Loves Only A Game Blind People Play To Hurt Themselves...my Recent Story

I recently broke up with my boyfriend after 6 years. In reality he indirectly broke-up with me but he never had the courage to spill it out and say those damn words. A month later and I continuously want to call him but I don't!!, because I know we made the right choice in ending it. It kept being more about him and more about me and nothing about us. What I don't get is why two people could fall in love and stay in love when the relationship was falling apart. Shouldn't all the crap put an end to the feelings? Instead I'm grieving as if someone died. One day I'm angry, happy, sad, some days I'm everything depending on the time of day. It's a shame we didn't know how to make it work. Everyday I wonder if I'm slowly moving on or expecting that time will bring us back together and can anyone move on when they're actually just waiting or will a long enough wait be enough to forget? I don't want to meet some guy and have him be the reason I forget, this needs to be done on my own but men hear you're single and they practically pounce on you ( not the right men of course). Which leads me to wonder if he's having a great old time getting over me with other chicks.

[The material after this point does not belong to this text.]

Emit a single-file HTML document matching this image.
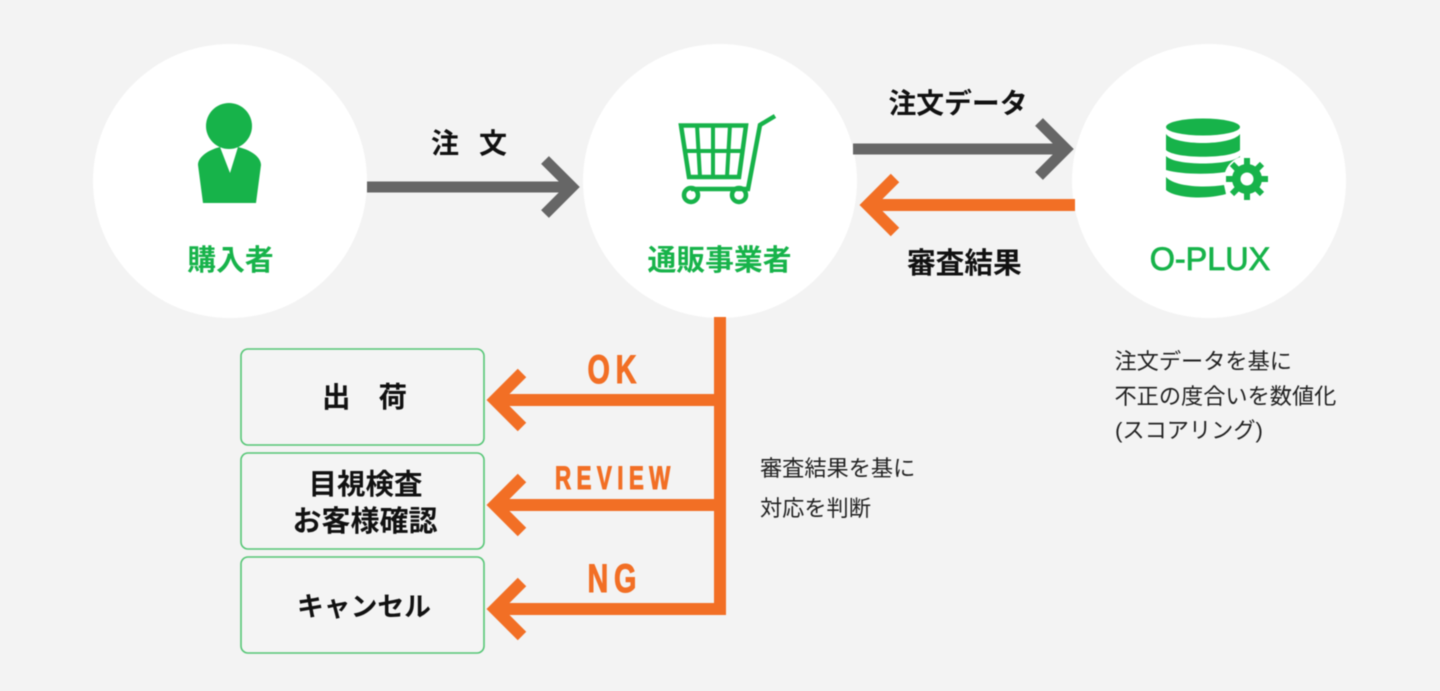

It's why I deactivated my facebook I really don't need to know what he's doing any longer. The only connection I currently have with him is that my cell phone is still under his bill. I called him and told him we could take care of this, he agreed, said he would call me back and he hasn't yet (It's been a while already 2 wks perhaps). Either he doesn't want to cut the only thread connecting us or he's too busy getting laid to even realize he's paying his ex-gf's cell bill....right?? AHHH!!! driving myself crazy, who cares about the cell at the end of the day. Who needs romantic love?, I already knew Romeo was ******* dead and these days Juliet has walked away, found a job, got invitro, and forgot she enjoyed his company. Huh, bitter much...trust me I know.